Double Measures

Our demand for electricity surpasses our ability to produce it often these days. Between the fridge, working from home,  kids growing up, and soon a water pump, we’ve expanded drastically but our solar setup has not. With Winter looming, it was time for an upgrade.

We can pick 2 strategies for an upgrade:

  • Beef up storage by buying batteries which can carry us through more cloudy days.
  • Beef up our panels to milk more amps out of cloudy days.

The former doesn’t make sense for us right now, battery lifetimes wouldn’t be in sync, and they freeze on the really cold days which is not advisable for their long term performance. Batteries are very expensive and we know that whatever we get will take a beating. In a few years, when we have a root cellar, we’ll also have an ideal place for batteries which won’t be subject to drastic temperature swings, then it will make sense to upgrade those.
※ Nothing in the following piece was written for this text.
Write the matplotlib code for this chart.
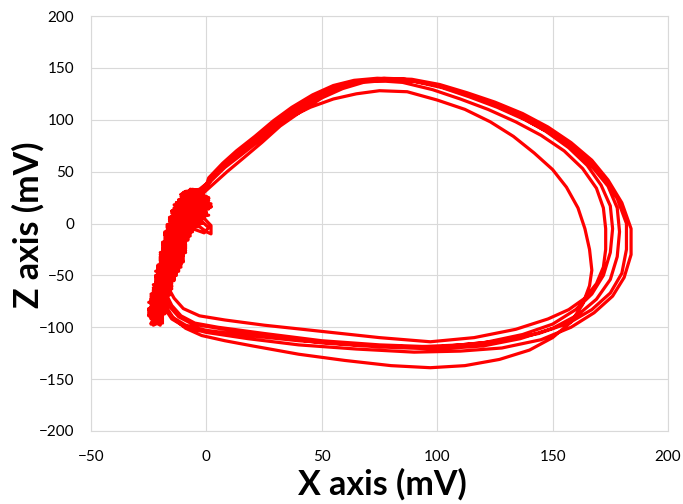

In the meantime, the only strategy left to to milk the cloudy days for more by buying more panels.

I couldn’t find the exact same panels so I bought some similar, and well, I had to get 9 for things to look symmetrical

I went vertical because I like where everything is now, I didn’t want to increase the panels’ footprint on the land.

I expanded on the existing frames made of pressure treated 2x4s. It looks a little eclectic and that’s ok, it works well :). We do get very high winds here so I have to build sturdy or I’ll be picking panels off the ground after a storm.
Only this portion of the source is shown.